Having incrementally increased the intensity of its beat over the recent hours I felt my heart thump forcefully as my thumb hovered over the phone, coming to rest on the familiar green "call" button. I quietly hoped the process that little tap set in motion would yield some assurance that my generalised paranoia was just that: I was being silly and should stop worrying and get some sleep.

No answer.

I hadn't really considered that as a possible outcome of the bet. What to do now? Double-down with another missed call lined up behind the first one on her screen, signalling to me just as much as her that my panic was officially full-blown? Or talk myself down and wait it out with my cards clutched close to my chest?

I tried again. And again. Each attempt fast-forwarded the parallel plot-lines in my head to their various disastrous conclusions. The fourth time I called, she picked up.

"Hi?"

"Hello?"

"Hey, what's up?"

"Where are you? What are you doing?"

"I'm on my way to work."

"Right. OK. What's going on? Why haven't you been responding?"

Silence.

I become aware of my elevated heartbeat again.

"Who is he?"

A gamble, out of the blue and out of character for me, but the question seemed to ask itself.

"It's not like that, Dave."

That short, ambiguous phrase, dripping in discomfort and guilt, told me everything I needed to know. I felt myself retracing all my assumptions, questions, doubts and delusions in that instant, like a row of dominoes un-falling in a reversal of time.

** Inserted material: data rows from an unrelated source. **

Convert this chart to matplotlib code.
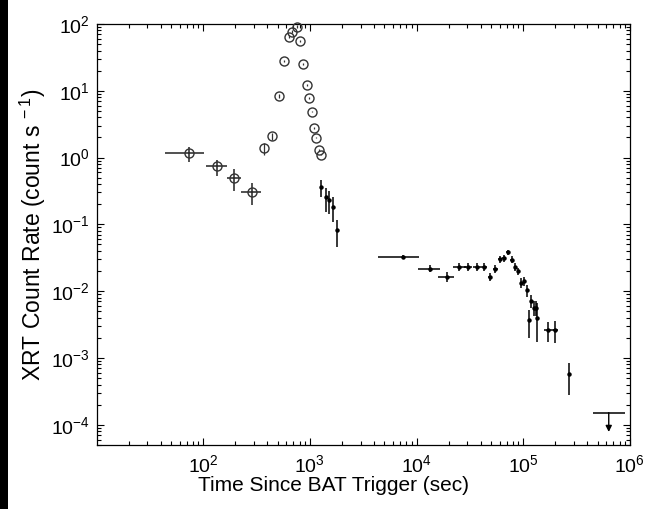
import matplotlib
matplotlib.use("Agg")
import matplotlib.pyplot as plt
from matplotlib.patches import Rectangle
from matplotlib.ticker import LogLocator, NullFormatter, FuncFormatter
import numpy as np

plt.rcParams['font.family'] = ['Liberation Sans', 'DejaVu Sans']
plt.rcParams['mathtext.fontset'] = 'custom'
plt.rcParams['mathtext.rm'] = 'Liberation Sans'
plt.rcParams['mathtext.it'] = 'Liberation Sans:italic'
plt.rcParams['mathtext.bf'] = 'Liberation Sans:bold'

# ---- early points with error bars: open circles ----
early_t = [74, 135, 194, 284]
early_t_lo = [44, 107, 167, 226]
early_t_hi = [102, 168, 226, 345]
early_r = [1.18, 0.741, 0.49, 0.305]
early_r_lo = [0.87, 0.53, 0.319, 0.195]
early_r_hi = [1.46, 0.92, 0.675, 0.417]

# ---- flare points: open circles ----
flare_t = [374, 442, 509, 576, 638, 685, 759, 810, 869, 933, 989, 1040, 1102, 1151, 1210, 1262]
flare_r = [1.38, 2.08, 8.36, 27.9, 64.6, 76.7, 91.0, 55.7, 24.9, 12.2, 7.72, 4.87, 2.75, 1.99, 1.30, 1.10]
flare_r_lo = [1.09, 1.85, 7.8, 26.5, 61.0, 73.0, 87.0, 53.5, 24.0, 11.8, 7.5, 4.75, 2.68, 1.94, 1.27, 1.08]
flare_r_hi = [1.64, 2.33, 8.95, 29.3, 68.0, 80.5, 95.0, 58.0, 25.8, 12.6, 7.95, 5.0, 2.82, 2.04, 1.33, 1.12]

# ---- later points: small filled markers ----
late_t = [1282, 1407, 1507, 1637, 1812,
          7390, 13240, 19140, 24950, 30300, 36800, 42800, 48700, 54600,
          60500, 65900, 71900, 78500, 84500, 90200, 96400, 101500, 107900,
          113000, 119600, 125000, 131000, 136000, 171000, 197000, 270000]
late_t_lo = [1255, 1380, 1480, 1610, 1780,
             4365, 10280, 15850, 21900, 28000, 34000, 40000, 46500, 52000,
             58000, 63500, 69500, 76000, 82000, 88000, 94000, 99500, 105500,
             111000, 117500, 123000, 129000, 134000, 155600, 190000, 262000]
late_t_hi = [1310, 1435, 1535, 1665, 1845,
             10510, 16550, 22400, 28850, 32800, 40000, 46000, 51500, 57500,
             63000, 68500, 74500, 81000, 87000, 92500, 99000, 104000, 110500,
             115000, 122000, 127500, 133000, 139000, 193000, 211000, 281000]
late_r = [0.366, 0.255, 0.232, 0.182, 0.081,
          0.0328, 0.0215, 0.0165, 0.0230, 0.0230, 0.0233, 0.0230, 0.0163, 0.0215,
          0.0303, 0.0311, 0.0380, 0.0297, 0.0230, 0.0197, 0.0131, 0.0140, 0.0103,
          0.00371, 0.00701, 0.00555, 0.00555, 0.00393, 0.00262, 0.00262, 0.000575]
late_r_lo = [0.260, 0.155, 0.143, 0.109, 0.0454,
             0.0305, 0.0193, 0.0136, 0.0200, 0.0200, 0.0203, 0.0203, 0.0140, 0.0188,
             0.0268, 0.0277, 0.0342, 0.0265, 0.0203, 0.0172, 0.0110, 0.0118, 0.0083,
             0.00197, 0.0055, 0.0042, 0.0042, 0.00175, 0.00175, 0.00168, 0.000279]
late_r_hi = [0.462, 0.351, 0.316, 0.257, 0.118,
             0.0352, 0.0245, 0.0193, 0.0262, 0.0262, 0.0266, 0.0262, 0.0188, 0.0245,
             0.0340, 0.0350, 0.0420, 0.0332, 0.0262, 0.0225, 0.0155, 0.0165, 0.0125,
             0.00523, 0.0088, 0.0071, 0.0071, 0.00665, 0.00349, 0.00355, 0.000851]

# ---- upper limit ----
ul_t = [634000]
ul_t_lo = [450000]
ul_t_hi = [897000]
ul_r = [0.000152]
ul_arrow_to = [7.8e-5]

x_major = [1e2, 1e3, 1e4, 1e5, 1e6]
y_major = [1e-4, 1e-3, 1e-2, 1e-1, 1e0, 1e1, 1e2]

fig = plt.figure(figsize=(6.48, 5.09), dpi=100)
ax = fig.add_axes([0.149, 0.126, 0.823, 0.827])

def asym(v, lo, hi):
    v = np.array(v); lo = np.array(lo); hi = np.array(hi)
    return [v - lo, hi - v]

# early points
ax.errorbar(early_t, early_r, xerr=asym(early_t, early_t_lo, early_t_hi),
            yerr=asym(early_r, early_r_lo, early_r_hi), fmt='none',
            ecolor='#222222', elinewidth=1.1, capsize=0, zorder=2)
ax.plot(early_t, early_r, 'o', ms=6.5, mfc='none', mec='#333333', mew=1.0, zorder=3)

# flare
ax.errorbar(flare_t, flare_r, yerr=asym(flare_r, flare_r_lo, flare_r_hi), fmt='none',
            ecolor='#333333', elinewidth=0.9, capsize=0, zorder=2)
ax.plot(flare_t, flare_r, 'o', ms=6.5, mfc='none', mec='#333333', mew=1.0, zorder=3,
        clip_on=False)

# late
ax.errorbar(late_t, late_r, xerr=asym(late_t, late_t_lo, late_t_hi),
            yerr=asym(late_r, late_r_lo, late_r_hi), fmt='o', ms=2.2,
            color='black', ecolor='black', elinewidth=1.1, capsize=0, zorder=3)

# upper limit
ax.errorbar(ul_t, ul_r, xerr=asym(ul_t, ul_t_lo, ul_t_hi), fmt='none',
            ecolor='black', elinewidth=1.1, capsize=0)
for t, r, a in zip(ul_t, ul_r, ul_arrow_to):
    ax.annotate('', xy=(t, a), xytext=(t, r),
                arrowprops=dict(arrowstyle='-|>', color='black', lw=1.0,
                                mutation_scale=9, shrinkA=0, shrinkB=0))

ax.set_xscale('log')
ax.set_yscale('log')

ax.set_xticks(x_major)
ax.set_yticks(y_major)
ax.xaxis.set_minor_locator(LogLocator(base=10, subs=np.arange(2, 10), numticks=20))
ax.yaxis.set_minor_locator(LogLocator(base=10, subs=np.arange(2, 10), numticks=20))
ax.xaxis.set_minor_formatter(NullFormatter())
ax.yaxis.set_minor_formatter(NullFormatter())

def powfmt(v, pos):
    e = int(round(np.log10(v)))
    return r'$\mathregular{10^{%d}}$' % e if e >= 0 else r'$\mathregular{10^{-%d}}$' % (-e)
ax.xaxis.set_major_formatter(FuncFormatter(powfmt))
ax.yaxis.set_major_formatter(FuncFormatter(powfmt))
ax.set_xlim(10, 1e6)
ax.set_ylim(5e-5, 100)

ax.tick_params(which='both', direction='in', top=True, right=True, labelsize=14, width=0.8)
ax.tick_params(which='major', length=5)
ax.tick_params(which='minor', length=3)
ax.tick_params(axis='x', pad=7)
ax.tick_params(axis='y', pad=5)
for s in ax.spines.values():
    s.set_linewidth(0.9)

ax.set_xlabel('Time Since BAT Trigger (sec)', fontsize=15, labelpad=0)
ax.xaxis.set_label_coords(0.445, -0.075)
ax.set_ylabel(r'XRT Count Rate (count s$^{\mathregular{\ -1}}$)', fontsize=16.5, labelpad=2)

fig.patches.append(Rectangle((0, 0), 8 / 648, 1, transform=fig.transFigure,
                             facecolor='black', edgecolor='none', zorder=10))

fig.savefig('out.png', dpi=100)
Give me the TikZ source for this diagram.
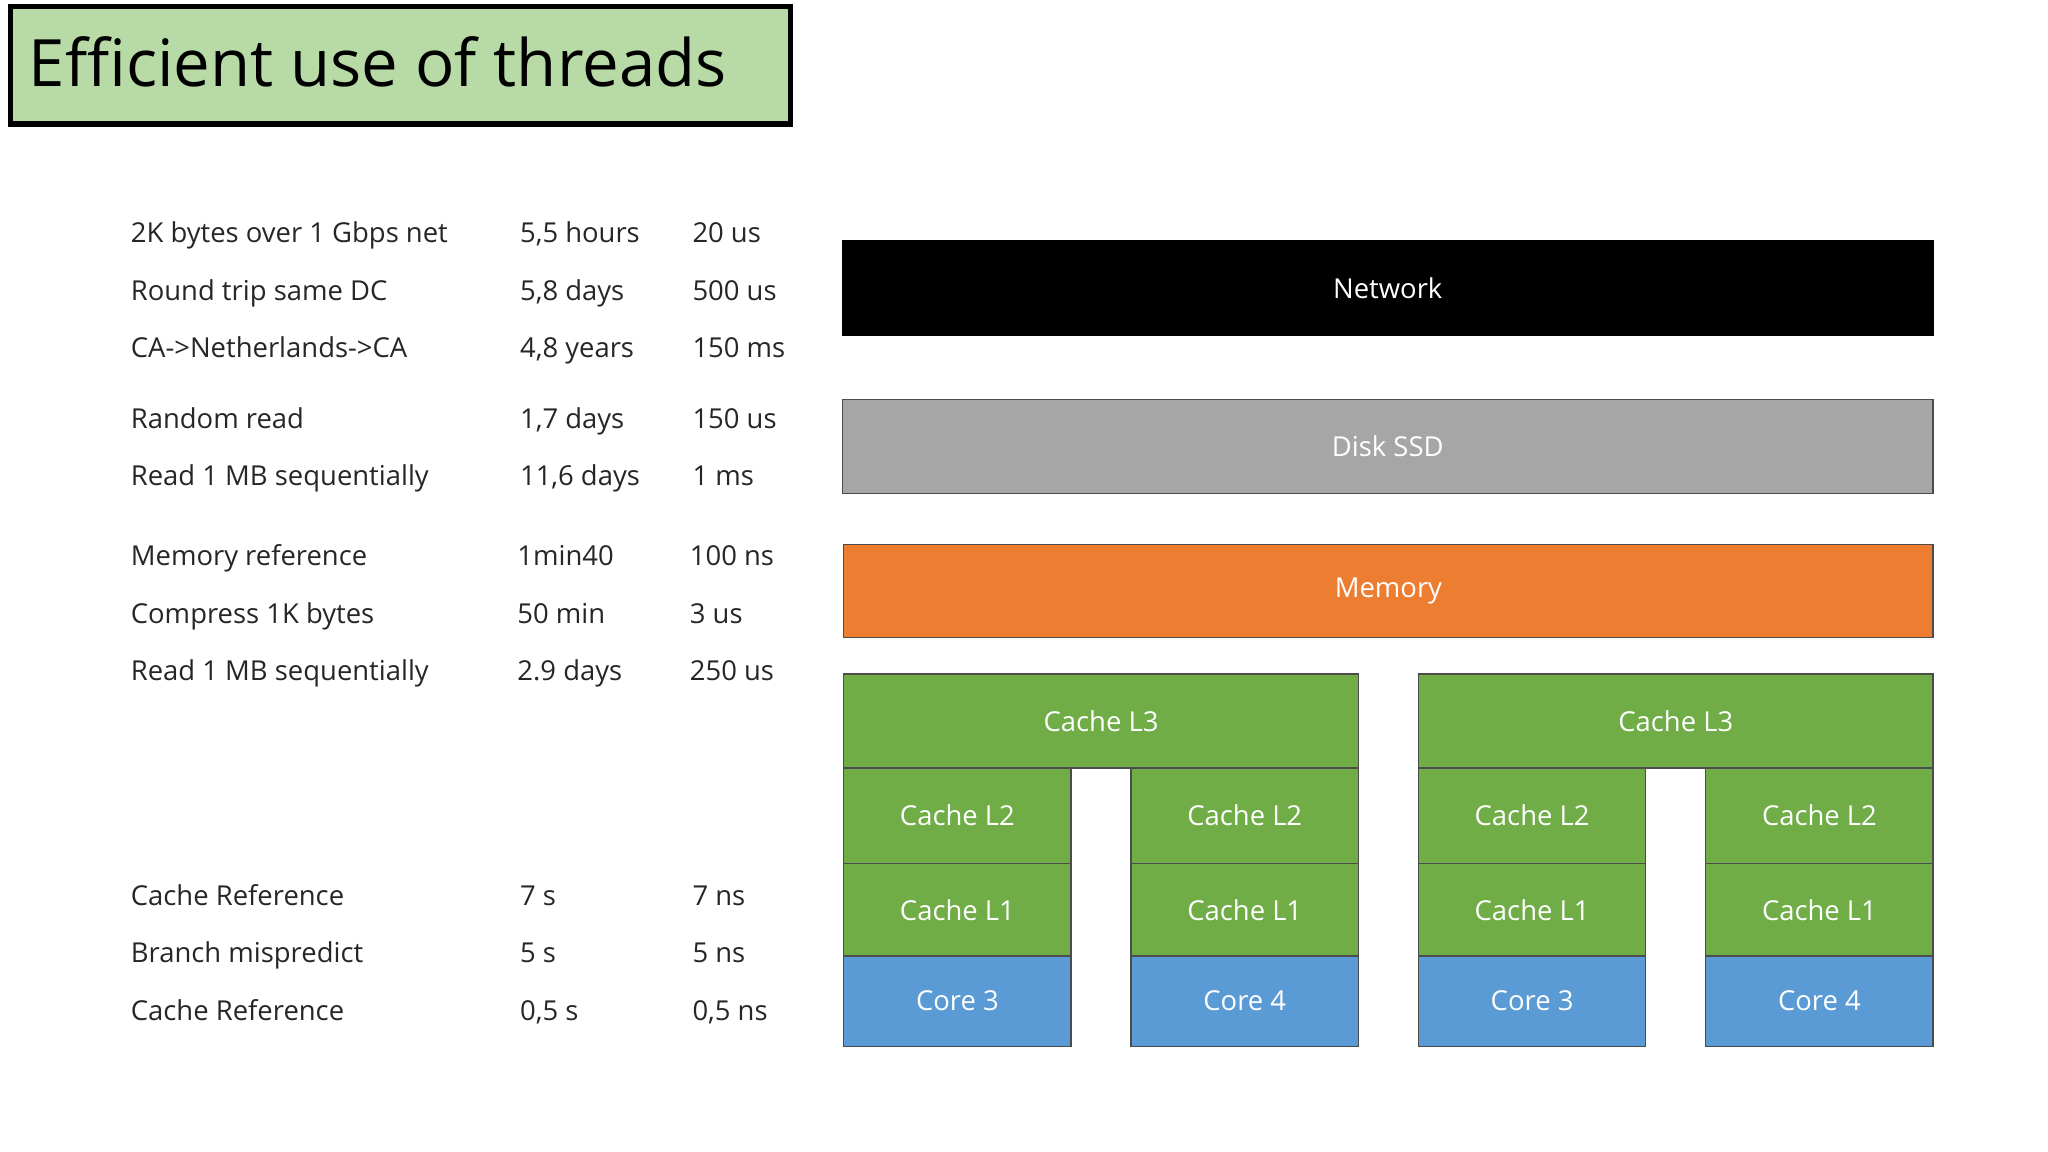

Surprisingly, the first feeling was relief: I wasn't losing my mind. My judgement was sound. I felt briefly together with a clear understanding of what had happened and about what would—the moment between the pop of the detonator and the rumbling, controlled collapse of the building. In that infinite instant I was unfazed—not processing, somehow protected. I wasn't angry or upset—or anything, really.

I took the phone from my ear and looked at the screen blankly for a moment, then ended the call and stared for a little while longer at that small, black rectangular portal to my life back home. I'd come to the end of a chapter in a tragedy I didn't know I was reading. The portal was closing and with it the cold reality of the distance between where I was and where I'd come from started rising up in me.

I stared wistfully through the palm trees at the moonlit ocean with a forlorn look on my face—unable to think of anything better to do. I tried that for a few minutes but I'm sure unlike Charlie & Ewan's experience nobody hurried out to respectfully capture the gravitas of the moment. I crept back into the room and snuck a cigarette out of Valerio's personal collection, thinking that might add some wistfulness to the scene. I hadn't smoked seriously in years but I thought it was a great time dust off that old weakness.

I fidgeted back and forth between the room's balcony and the palm-framed table and chairs in the courtyard. I may even have taken a pensive walk along the beach. I was up for hours thinking myself in knots while waiting on an imaginary platform for a metaphorical train that was on its way to run me over. As was probably typical of Senegalese trains it seemed to have been delayed. It was a long and disappointing night.

Eventually, I gave up waiting for the pain train. Nobody was around to express outrage, incredulity or sympathy so there wasn't much point in emitting the signals that might inspire them and I didn't have it in me to open the worm-can that was breaking the news to everyone at home.

I slumped back to the room and let myself be distracted by sleep—but not before dealing with the unfortunate outcome of the stimulative side-effect of all that nicotine. As quietly as I could, I unleashed upon the rickety toilet in the doorless bathroom beside the sweetly sleeping Italian couple.

I was mortified to find that there was no water in the cistern when I tried to expunge my impolite output. It seemed that the next morning would impose upon all three of us the pleasure of dealing with someone else's shit.